Take-Home Pay Calculator
See exactly what you take home after income tax, National Insurance, student loan repayments and pension contributions. Updated for the 2026/27 tax year with the latest HMRC rates. Works for weekly, fortnightly, monthly and annual pay.
Last updated: April 2026
How UK take-home pay is calculated
Your take-home pay is what remains after several mandatory deductions are subtracted from your gross salary. The main deductions for most UK employees are income tax, National Insurance contributions (NI), pension contributions, and potentially student loan repayments. Each has its own thresholds and rates, and they interact in ways that are not always obvious.
Income tax
For the 2026/27 tax year, most people receive a tax-free Personal Allowance of £12,570. Income above this is taxed in bands: 20% up to £50,270, 40% up to £125,140, and 45% above that. If you earn over £100,000, your Personal Allowance is reduced by £1 for every £2 above that threshold, creating an effective 60% marginal rate in the £100,000 to £125,140 bracket.
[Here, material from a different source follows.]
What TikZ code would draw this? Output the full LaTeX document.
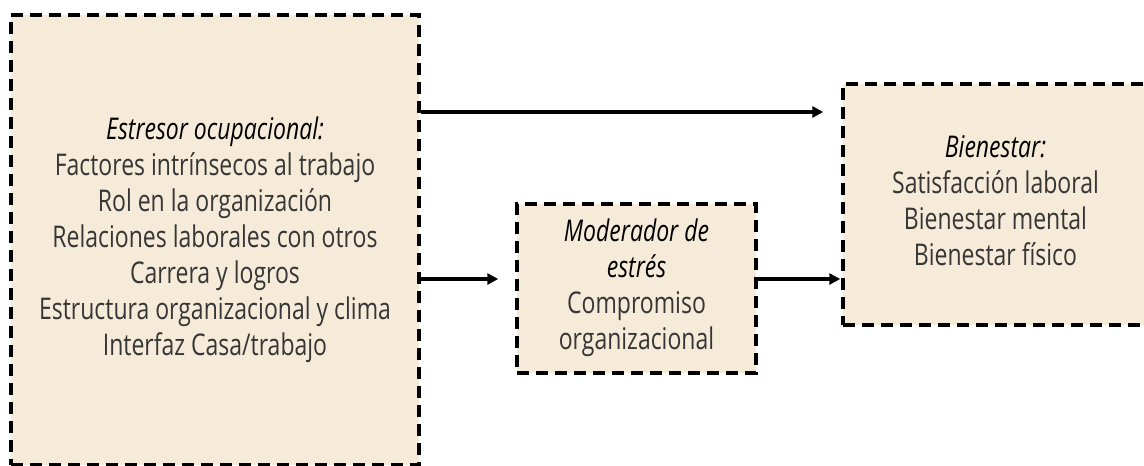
\documentclass[tikz,border=0pt]{standalone}
\usepackage{fontspec}
\usepackage{graphicx}
\setmainfont{Open Sans}
\usetikzlibrary{arrows.meta}
\definecolor{boxfill}{HTML}{F6EBD8}
\definecolor{txt}{HTML}{363636}
\newcommand\talltext[1]{\scalebox{1}[1.3]{\begin{tabular}{@{}c@{}}#1\end{tabular}}}
\begin{document}
\begin{tikzpicture}[x=1pt,y=-1pt,
  box/.style={draw=black, fill=boxfill, line width=3.5pt, dash pattern=on 12pt off 7pt,
    inner sep=0pt, align=center, text=txt, font=\fontsize{23}{27.7}\selectfont},
  arr/.style={line width=3.5pt, -{Triangle[length=11pt,width=11pt]}}]
\useasboundingbox (0,0) rectangle (1144,466);
\clip (0,0) rectangle (1144,466);
\node[box, minimum width=408pt, minimum height=450pt] (L) at (215,240)
  {\talltext{\textit{\color{black}Estresor ocupacional:}\\Factores intrínsecos al trabajo\\Rol en la organización\\Relaciones laborales con otros\\Carrera y logros\\Estructura organizacional y clima\\Interfaz Casa/trabajo}};
\node[box, minimum width=239pt, minimum height=169pt] (M) at (636.5,288.5)
  {\talltext{\textit{\color{black}Moderador de}\\\textit{\color{black}estrés}\\Compromiso\\organizacional}};
\node[box, minimum width=305pt, minimum height=241pt] (R) at (995.5,204.5)
  {\talltext{\textit{\color{black}Bienestar:}\\Satisfacción laboral\\Bienestar mental\\Bienestar físico}};
\coordinate (ytop) at (0,112);
\coordinate (ymid) at (0,279);
\draw[arr, shorten >=18pt] (L.east |- ytop) -- (R.west |- ytop);
\draw[arr, shorten >=17pt] (L.east |- ymid) -- (M.west |- ymid);
\draw[arr, shorten >=1pt] (M.east |- ymid) -- (R.west |- ymid);
\end{tikzpicture}
\end{document}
Scotland has its own six-band system with rates from 19% to 48%.
National Insurance
Employees pay 8% NI on earnings between £12,570 and £50,270 per year, and 2% on anything above that. If you are over State Pension age, you no longer pay employee NI. NI is calculated per pay period (weekly or monthly), not annually, which can produce slightly different results from a simple annual calculation for some edge cases.
Student loan repayments
Student loan deductions depend on which plan you are on. Plan 1 (pre-2012 England/Wales) has a threshold of £26,065 at 9%. Plan 2 (2012-2023 England/Wales) uses £28,470 at 9%. Plan 4 (Scotland) uses £33,795 at 9%. Plan 5 (post-2023 England) uses £25,000 at 9%. Postgraduate loans are repaid at 6% above £21,000 and stack on top of undergraduate repayments.
Pension contributions
Under auto-enrolment, the minimum employee contribution is 5% of qualifying earnings (the portion between £6,240 and £50,270). Some employers calculate pension contributions on your full gross salary instead. Salary sacrifice pension arrangements reduce your gross pay before tax and NI are calculated, giving additional savings, but this calculator uses the standard deduction method where pension comes from net pay with basic rate tax relief.
What your results mean
The effective tax rate shown is the total percentage of your gross salary taken in deductions. Most people on average salaries pay an effective rate significantly lower than their marginal rate. For example, someone earning £35,000 pays around 20% in combined tax and NI, even though their marginal rate on the last pound earned is 28% (20% tax + 8% NI).
If your effective rate seems higher than expected, check whether student loan repayments or the Personal Allowance taper (above £100,000) are contributing. These are often overlooked when people estimate their take-home pay.